Plus près de chez nous, le top model belge Cesar Casier a l'ambition d'ouvrir une brèche en matière de neutralité par le biais de sa collection knitwear. "Mes créations sont en grande partie unisexe. Je tiens à ce que mon label prenne les devants en matière de mode non genrée. Je pense que le genre ne doit plus dicter la façon dont on s'habille et qu'il ne doit pas coincer les gens dans une catégorie."
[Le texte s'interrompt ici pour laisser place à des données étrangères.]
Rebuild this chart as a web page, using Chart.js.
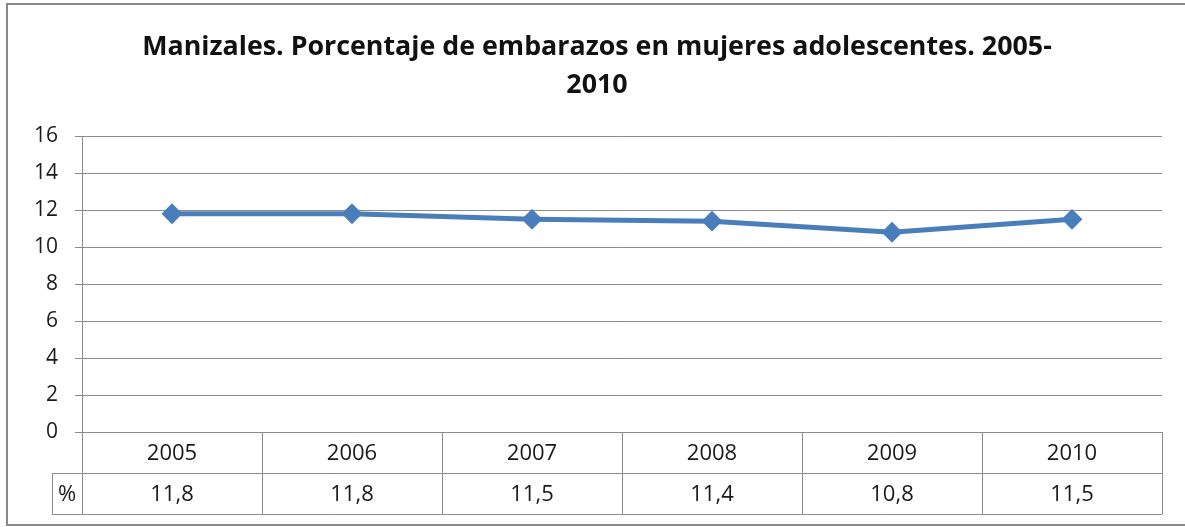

Browns East (Londres) modèle de boutique non-genrée.
©rv

À Londres, Browns East, la première boutique de vêtements totalement neutres en termes de genre, a ouvert ses portes à la fin de l'année dernière. Les vêtements y sont présentés par marque, avec un rayonnage dédié à Ganni, un autre à Off-White et un autre à Dries Van Noten. Par contre, on n'y trouve pas la séparation classique elle et lui. "Non que nous voulions en faire notre argument commercial", répond un collaborateur lorsque nous l'interrogeons à ce sujet. "En tant que vendeurs, nous n'allons pas défiler en jupe courte, mais nous constatons que pour beaucoup de clients, c'est un soulagement. Les hommes prennent des pièces femme dans la cabine d'essayage et vice versa, sans que personne n'y trouve à redire. Les clients affirment même qu'ils ressentent une sorte de liberté: c'est un beau compliment."

3. Plus de tailles

Ne vous réjouissez pas trop vite: tous les vêtements ne peuvent pas faire fi de la taille, ce qui n'empêche pas de très nombreux designers et labels de tenter la taille unique. Il y a quelques décennies, les créations plissées de l'ingénieux Issey Miyake avaient posé les premiers jalons, proposant des robes allant aussi bien aux silhouettes Small que Large. Cependant, cette tendance de la taille unique s'étend à d'autres collections, grâce à l'évolution technique survenue dans l'industrie textile qui permet aux tissus de s'étirer et de se rétracter à l'envi sans perdre ni élégance, ni qualité.

Valentine Witmeur Lab
©rv

Les sweaters en maille de la Belge Valentine Witmeur en sont un bon exemple. En théorie, c'est une taille 38, mais ils peuvent tout aussi bien être portés par des tailles 36, 40 et 42. L'avantage: simplifier la production en se limitant à une seule taille. Le label néerlandais Extreme Cashmere fait presque la même chose, mais de manière encore plus extrême, bien sûr: il enfreint toutes les règles et fait de la mode sans taille, sans genre et sans saison. Ce qui pourrait bien être la 'slow fashion' parfaite.